Rows from a dataset of charts and code:
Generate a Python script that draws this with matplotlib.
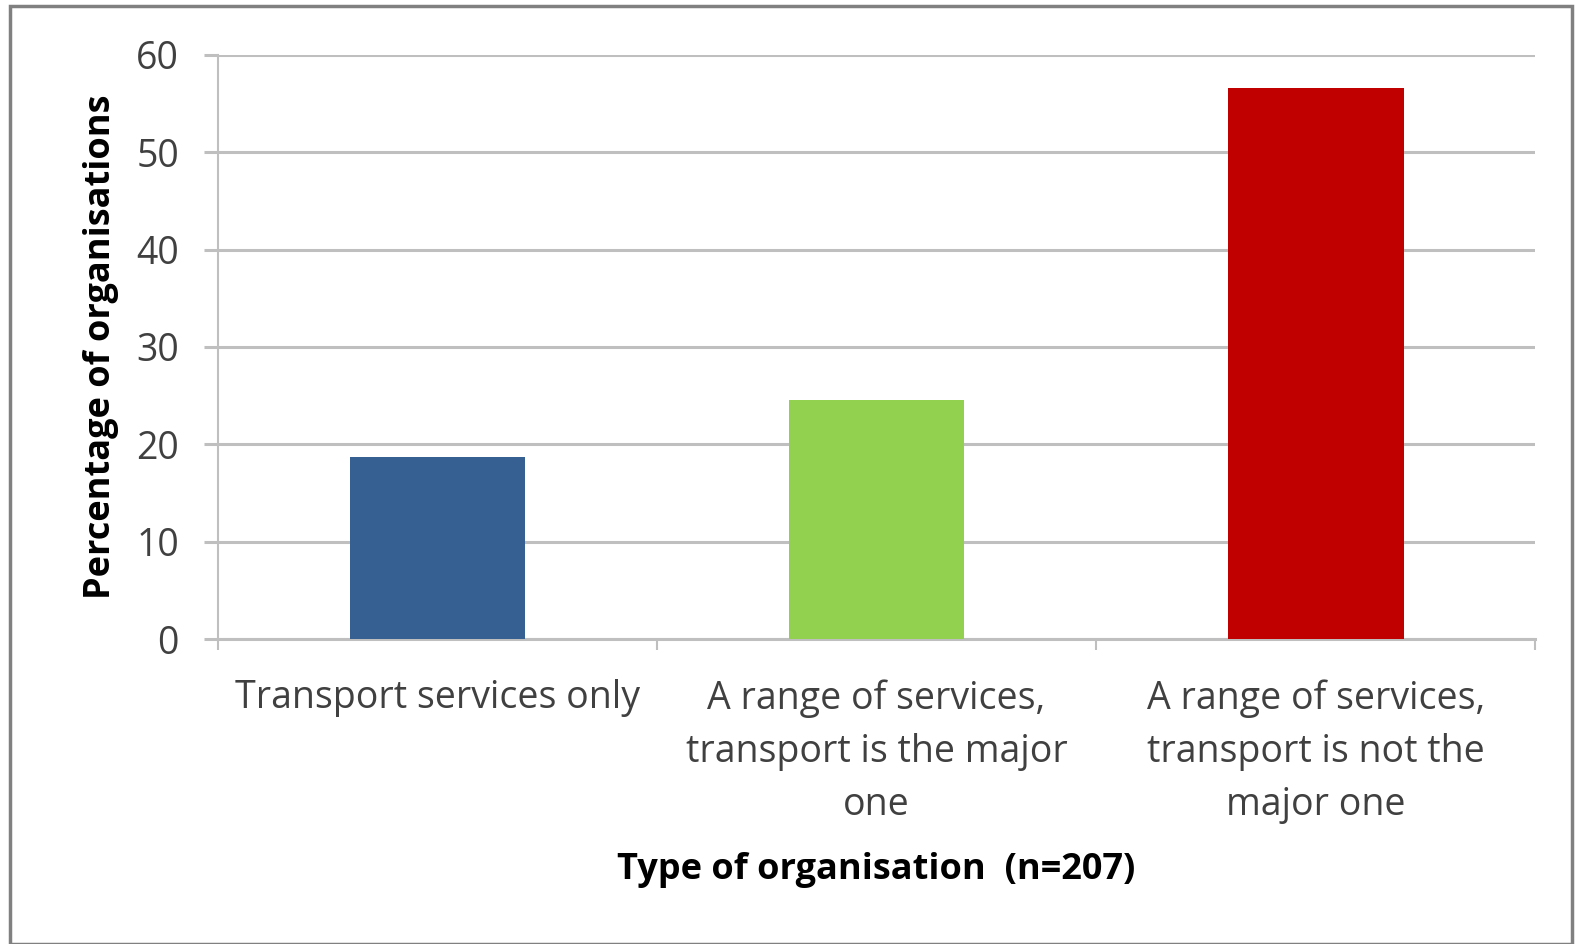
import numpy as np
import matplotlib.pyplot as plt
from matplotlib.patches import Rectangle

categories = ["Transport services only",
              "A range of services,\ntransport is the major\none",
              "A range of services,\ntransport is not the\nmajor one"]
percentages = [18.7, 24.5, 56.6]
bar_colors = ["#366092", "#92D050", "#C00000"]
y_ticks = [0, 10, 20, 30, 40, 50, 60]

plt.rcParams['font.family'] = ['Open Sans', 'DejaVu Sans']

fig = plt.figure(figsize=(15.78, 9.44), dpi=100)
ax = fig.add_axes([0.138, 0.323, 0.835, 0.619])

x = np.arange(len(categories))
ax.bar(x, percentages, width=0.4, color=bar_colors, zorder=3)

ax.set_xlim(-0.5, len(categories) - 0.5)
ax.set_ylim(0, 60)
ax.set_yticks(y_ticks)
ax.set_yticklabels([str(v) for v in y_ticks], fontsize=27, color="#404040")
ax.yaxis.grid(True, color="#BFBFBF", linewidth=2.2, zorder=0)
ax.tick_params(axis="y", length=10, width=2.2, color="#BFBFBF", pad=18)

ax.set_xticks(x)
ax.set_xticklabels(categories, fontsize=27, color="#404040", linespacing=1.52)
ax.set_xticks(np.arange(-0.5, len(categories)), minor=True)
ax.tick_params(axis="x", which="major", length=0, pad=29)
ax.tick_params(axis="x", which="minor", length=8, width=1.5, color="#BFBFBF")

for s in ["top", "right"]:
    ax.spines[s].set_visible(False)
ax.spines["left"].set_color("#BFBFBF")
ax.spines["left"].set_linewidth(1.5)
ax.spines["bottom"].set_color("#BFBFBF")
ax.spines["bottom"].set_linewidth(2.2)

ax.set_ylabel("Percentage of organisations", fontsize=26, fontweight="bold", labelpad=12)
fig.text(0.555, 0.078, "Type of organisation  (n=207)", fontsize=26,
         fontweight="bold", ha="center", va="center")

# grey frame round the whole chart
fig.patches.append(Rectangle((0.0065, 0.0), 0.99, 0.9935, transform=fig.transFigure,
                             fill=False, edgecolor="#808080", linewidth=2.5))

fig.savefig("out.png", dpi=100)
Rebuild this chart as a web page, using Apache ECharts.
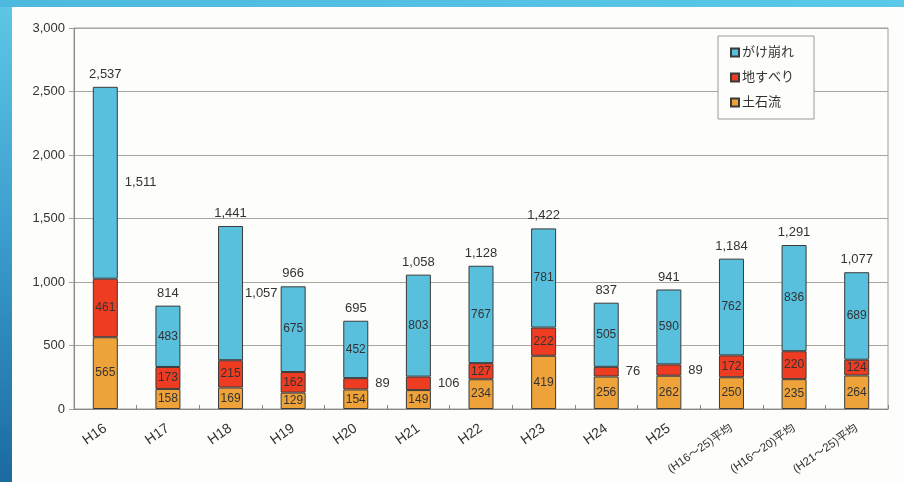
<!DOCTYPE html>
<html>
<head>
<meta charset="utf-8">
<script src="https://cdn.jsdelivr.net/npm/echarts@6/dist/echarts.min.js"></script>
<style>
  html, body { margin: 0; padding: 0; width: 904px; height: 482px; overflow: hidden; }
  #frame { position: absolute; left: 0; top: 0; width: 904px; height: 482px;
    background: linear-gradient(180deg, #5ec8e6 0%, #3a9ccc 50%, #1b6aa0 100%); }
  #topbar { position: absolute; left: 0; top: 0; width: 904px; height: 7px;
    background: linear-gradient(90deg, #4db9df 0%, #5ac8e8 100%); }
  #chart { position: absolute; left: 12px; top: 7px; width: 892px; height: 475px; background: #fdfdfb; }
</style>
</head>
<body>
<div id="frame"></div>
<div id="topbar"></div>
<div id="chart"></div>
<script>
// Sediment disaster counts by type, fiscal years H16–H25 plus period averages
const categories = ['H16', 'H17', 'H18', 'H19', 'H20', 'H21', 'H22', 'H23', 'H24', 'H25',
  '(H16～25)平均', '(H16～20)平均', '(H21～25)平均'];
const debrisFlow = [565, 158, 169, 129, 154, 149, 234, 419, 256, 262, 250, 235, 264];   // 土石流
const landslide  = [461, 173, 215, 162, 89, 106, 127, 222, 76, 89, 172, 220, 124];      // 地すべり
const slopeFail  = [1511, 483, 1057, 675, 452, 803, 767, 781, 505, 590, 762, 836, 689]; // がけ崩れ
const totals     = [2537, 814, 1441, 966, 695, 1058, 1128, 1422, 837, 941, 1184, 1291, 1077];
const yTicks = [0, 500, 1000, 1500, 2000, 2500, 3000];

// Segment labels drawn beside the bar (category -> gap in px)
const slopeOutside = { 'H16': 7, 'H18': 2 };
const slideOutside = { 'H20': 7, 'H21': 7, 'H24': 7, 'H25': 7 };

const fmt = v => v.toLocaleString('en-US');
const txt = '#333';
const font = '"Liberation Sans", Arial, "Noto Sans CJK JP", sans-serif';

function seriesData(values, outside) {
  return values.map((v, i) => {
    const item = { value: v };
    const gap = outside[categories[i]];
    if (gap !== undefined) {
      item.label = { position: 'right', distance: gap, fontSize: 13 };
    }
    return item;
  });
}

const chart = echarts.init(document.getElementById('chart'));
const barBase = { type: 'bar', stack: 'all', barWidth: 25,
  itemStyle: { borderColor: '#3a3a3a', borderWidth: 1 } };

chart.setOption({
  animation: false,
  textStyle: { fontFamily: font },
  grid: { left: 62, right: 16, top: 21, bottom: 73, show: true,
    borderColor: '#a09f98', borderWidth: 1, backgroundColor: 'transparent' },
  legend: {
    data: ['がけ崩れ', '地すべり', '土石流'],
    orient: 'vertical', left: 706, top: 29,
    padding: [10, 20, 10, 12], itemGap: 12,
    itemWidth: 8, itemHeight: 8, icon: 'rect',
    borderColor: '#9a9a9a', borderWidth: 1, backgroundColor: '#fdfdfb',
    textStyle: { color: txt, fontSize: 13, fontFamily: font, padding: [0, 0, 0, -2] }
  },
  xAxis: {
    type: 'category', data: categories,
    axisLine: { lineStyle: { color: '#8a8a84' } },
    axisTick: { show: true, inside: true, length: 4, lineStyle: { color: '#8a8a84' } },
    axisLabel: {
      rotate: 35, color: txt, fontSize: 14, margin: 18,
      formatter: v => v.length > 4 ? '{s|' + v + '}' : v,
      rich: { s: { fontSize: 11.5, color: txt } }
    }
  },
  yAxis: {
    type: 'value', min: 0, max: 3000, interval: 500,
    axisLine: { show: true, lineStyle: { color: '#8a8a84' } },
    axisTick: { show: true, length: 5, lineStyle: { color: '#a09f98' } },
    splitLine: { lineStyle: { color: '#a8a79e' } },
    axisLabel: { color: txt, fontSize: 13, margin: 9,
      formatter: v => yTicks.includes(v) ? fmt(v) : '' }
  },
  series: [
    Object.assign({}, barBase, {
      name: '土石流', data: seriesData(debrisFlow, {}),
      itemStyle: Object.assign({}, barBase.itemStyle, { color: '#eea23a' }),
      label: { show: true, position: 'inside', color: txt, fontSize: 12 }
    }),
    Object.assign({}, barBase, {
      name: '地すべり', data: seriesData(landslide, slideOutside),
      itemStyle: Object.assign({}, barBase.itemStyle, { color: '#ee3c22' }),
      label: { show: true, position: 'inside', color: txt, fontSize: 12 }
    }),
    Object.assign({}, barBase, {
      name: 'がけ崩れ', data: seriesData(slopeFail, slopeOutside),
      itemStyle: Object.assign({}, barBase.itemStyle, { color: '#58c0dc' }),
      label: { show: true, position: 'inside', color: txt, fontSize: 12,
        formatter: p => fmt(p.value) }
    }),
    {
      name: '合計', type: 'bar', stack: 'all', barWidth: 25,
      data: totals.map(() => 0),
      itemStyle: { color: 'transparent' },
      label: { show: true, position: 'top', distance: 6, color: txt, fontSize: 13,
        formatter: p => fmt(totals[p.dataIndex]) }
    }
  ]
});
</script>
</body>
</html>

◆ **TASK OBJECTIVE**:
Skip the pictures and restate exactly the lines from the beginning of the listing to the line with "from matplotlib.patches import Rectangle", that line included.

◆ **ANSWER TO THE EXERCISE**:
Generate a Python script that draws this with matplotlib.
import numpy as np
import matplotlib.pyplot as plt
from matplotlib.patches import Rectangle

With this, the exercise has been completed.